For soon after the French exit, Americans invaded Vietnam in a bid to prevent the spread of communism in Indo-China. They occupied all the Indo-China nations, threw in much resources, sacrificed the lives of thousands of soldiers in a futile war, and ultimately had to exit as ignominiously as the French, without any decisive victory in the region.

So, when India’s external affairs minister S. Jaishankar said we cannot take on China because it is a bigger nation than ours, I simply wanted to laugh. That statement told me two things: the red-eyed man with the enormously inflated chest is actually only a bully and, like all bullies, ultimately a coward.

And, second, how courageous and devoted to the nation Pandit Jawaharlal Nehru really was. He wanted peace with China. Hindi-Cheeni bhai-bhai and the principle of Panchasheel in our foreign policy with China were after all his formulations.

Yet, when China abandoned all pretence of friendship and pushed back our forces in Ladakh—as it is doing even today—Nehru did not hesitate even for a second to go to war with the big neighbour.

We were in a nascent stage of development and quite on our own as both the US and the UK refused to supply us arms any longer. We did not even have the Soviets on our side at the time, though this war pushed India into the arms of the USSR and eventually brought us aircraft, warships and other Soviet-manufactured weaponry for future use.

Today, the Narendra Modi government, with the benefit of Nehru’s policies, has a proclaimed friendship with Russia and is supporting that nation in its war with the tiny and equally plucky Ukraine who has fought on bravely for a year all of Russia’s air and naval power as well.

And we, who proclaim ourselves as a mighty nation, do not have the courage to push back China even on just our land that they grabbed illegally?

India’s war with China in 1962, born out of a betrayal of our hand of friendship, compelled China to recede behind the McMohan Line and return our territory to original position. To me, that looks like a victory. But to regain our territory we had to have the courage to show China its place, and the Dragon did not dare to violate the LAC (Line of Actual Control) for decades after that.

Modi professes a great love for China, even giving a swing ride to Chinese president Xi Jinping. So what China is doing now at our borders in Ladakh and Arunachal Pradesh is nothing short of the kind of betrayal of friendship that happened during Nehru’s era?

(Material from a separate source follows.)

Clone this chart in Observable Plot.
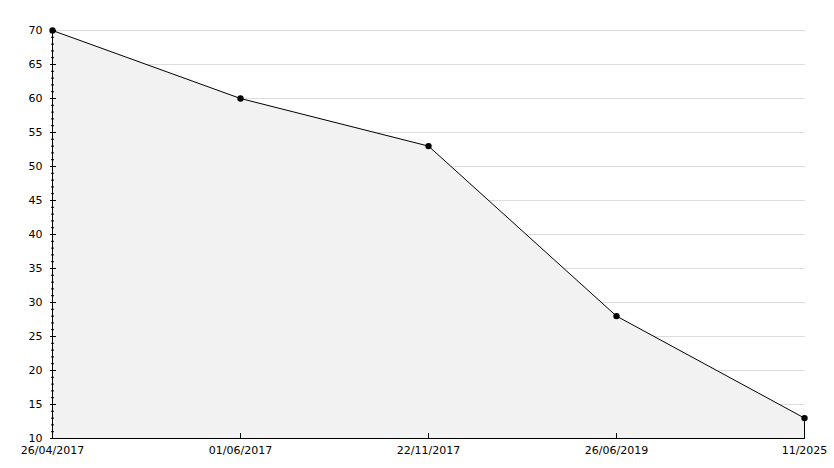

What it tells me is that the Chinese do not value the hand of friendship and do not understand peaceful co-existence. They cannot be trusted with such overtures alone.

I have relatives in the army posted over both borders over the years who have told me that while, on occasion, Indian and

Pakistani soldiers might make friendly overtures to each other and even share the occasional drink and chicken tandoori over dinner, the Chinese will not blink no matter how much you smile at them or try to shake hands.

Then, again, except for quelling rebellions across its neighbouring territories, like the Tibet or Taiwan, and in strategic alliances in places like Korea and Vietnam, China has always had to call a ceasefire or withdraw. The only war it had one on one was with India, and India at the time was a young nation with undeveloped skills both in terms of military prowess and statecraft.

We are no longer the new kid on the block and the fear of taking on China is remarkable for its lack of courage and patriotism. It confirms to me that this regime is nothing but a bully boy— picking on its own citizens in weaker positions than them but running away from confronting the real men. Like Georgie-porgy in the famous nursery rhyme.